— Data —
****

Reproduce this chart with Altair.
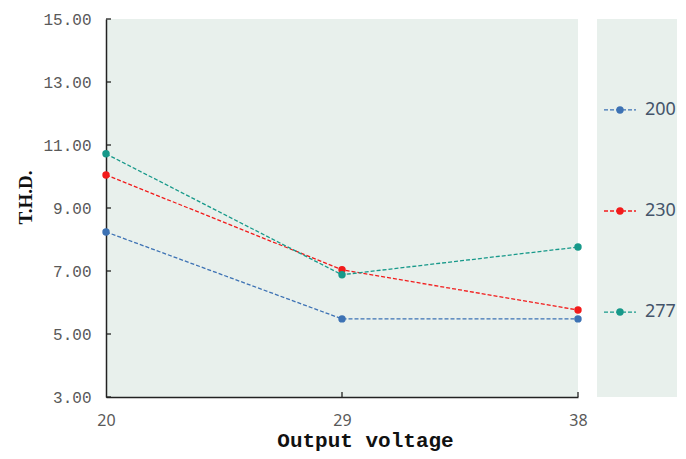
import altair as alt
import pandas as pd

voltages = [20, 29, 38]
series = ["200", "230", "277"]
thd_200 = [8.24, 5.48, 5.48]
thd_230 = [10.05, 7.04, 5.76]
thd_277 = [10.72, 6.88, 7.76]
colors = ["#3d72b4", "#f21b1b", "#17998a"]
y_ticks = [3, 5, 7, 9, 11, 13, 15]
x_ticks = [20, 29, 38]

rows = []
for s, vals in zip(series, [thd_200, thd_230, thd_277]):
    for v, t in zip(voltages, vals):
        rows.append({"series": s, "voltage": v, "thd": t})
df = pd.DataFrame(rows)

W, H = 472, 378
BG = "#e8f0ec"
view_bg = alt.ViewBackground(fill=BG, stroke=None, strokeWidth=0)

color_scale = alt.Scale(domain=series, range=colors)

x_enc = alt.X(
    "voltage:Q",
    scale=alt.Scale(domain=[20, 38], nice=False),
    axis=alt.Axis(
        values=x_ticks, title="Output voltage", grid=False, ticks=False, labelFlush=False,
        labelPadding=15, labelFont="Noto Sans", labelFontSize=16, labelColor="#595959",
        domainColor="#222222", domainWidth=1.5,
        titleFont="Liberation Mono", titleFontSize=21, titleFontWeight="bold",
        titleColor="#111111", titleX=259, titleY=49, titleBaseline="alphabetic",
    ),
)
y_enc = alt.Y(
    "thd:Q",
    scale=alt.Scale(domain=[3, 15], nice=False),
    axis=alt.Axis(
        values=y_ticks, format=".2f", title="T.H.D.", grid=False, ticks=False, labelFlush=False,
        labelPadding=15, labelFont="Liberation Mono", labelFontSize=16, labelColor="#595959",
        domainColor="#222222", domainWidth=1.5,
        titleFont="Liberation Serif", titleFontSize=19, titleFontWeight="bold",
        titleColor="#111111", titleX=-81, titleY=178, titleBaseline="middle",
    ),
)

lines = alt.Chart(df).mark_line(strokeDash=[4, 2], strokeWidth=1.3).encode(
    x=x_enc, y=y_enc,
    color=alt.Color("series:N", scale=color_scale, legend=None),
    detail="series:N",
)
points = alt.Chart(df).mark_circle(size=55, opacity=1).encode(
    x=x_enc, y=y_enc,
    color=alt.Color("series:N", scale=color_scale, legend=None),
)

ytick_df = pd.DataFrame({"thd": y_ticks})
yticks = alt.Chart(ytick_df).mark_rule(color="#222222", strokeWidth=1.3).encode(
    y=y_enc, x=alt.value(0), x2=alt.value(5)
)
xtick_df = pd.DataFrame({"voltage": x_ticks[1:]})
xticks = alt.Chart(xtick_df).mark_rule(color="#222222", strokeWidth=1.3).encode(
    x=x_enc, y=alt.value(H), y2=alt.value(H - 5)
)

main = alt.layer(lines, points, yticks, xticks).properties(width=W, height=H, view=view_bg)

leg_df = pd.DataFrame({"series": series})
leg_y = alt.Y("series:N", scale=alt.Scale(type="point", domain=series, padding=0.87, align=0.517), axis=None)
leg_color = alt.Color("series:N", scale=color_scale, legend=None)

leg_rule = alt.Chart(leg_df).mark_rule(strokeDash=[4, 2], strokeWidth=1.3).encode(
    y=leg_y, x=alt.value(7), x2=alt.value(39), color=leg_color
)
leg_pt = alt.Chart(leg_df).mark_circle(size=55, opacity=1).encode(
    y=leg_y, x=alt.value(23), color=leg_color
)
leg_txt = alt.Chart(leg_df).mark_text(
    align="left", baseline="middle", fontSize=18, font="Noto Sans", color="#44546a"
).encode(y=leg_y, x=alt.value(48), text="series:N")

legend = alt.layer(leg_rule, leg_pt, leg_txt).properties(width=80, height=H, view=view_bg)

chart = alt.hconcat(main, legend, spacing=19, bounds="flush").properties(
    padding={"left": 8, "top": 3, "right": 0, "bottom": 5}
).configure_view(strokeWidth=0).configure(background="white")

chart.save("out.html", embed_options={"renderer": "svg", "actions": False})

****

— What you need to do —
Skip every picture and return the lines above from the top through the one that contains "color_scale = alt.Scale(domain=series, range=colors)".

— Task solution —
Reproduce this chart with Altair.
import altair as alt
import pandas as pd

voltages = [20, 29, 38]
series = ["200", "230", "277"]
thd_200 = [8.24, 5.48, 5.48]
thd_230 = [10.05, 7.04, 5.76]
thd_277 = [10.72, 6.88, 7.76]
colors = ["#3d72b4", "#f21b1b", "#17998a"]
y_ticks = [3, 5, 7, 9, 11, 13, 15]
x_ticks = [20, 29, 38]

rows = []
for s, vals in zip(series, [thd_200, thd_230, thd_277]):
    for v, t in zip(voltages, vals):
        rows.append({"series": s, "voltage": v, "thd": t})
df = pd.DataFrame(rows)

W, H = 472, 378
BG = "#e8f0ec"
view_bg = alt.ViewBackground(fill=BG, stroke=None, strokeWidth=0)

color_scale = alt.Scale(domain=series, range=colors)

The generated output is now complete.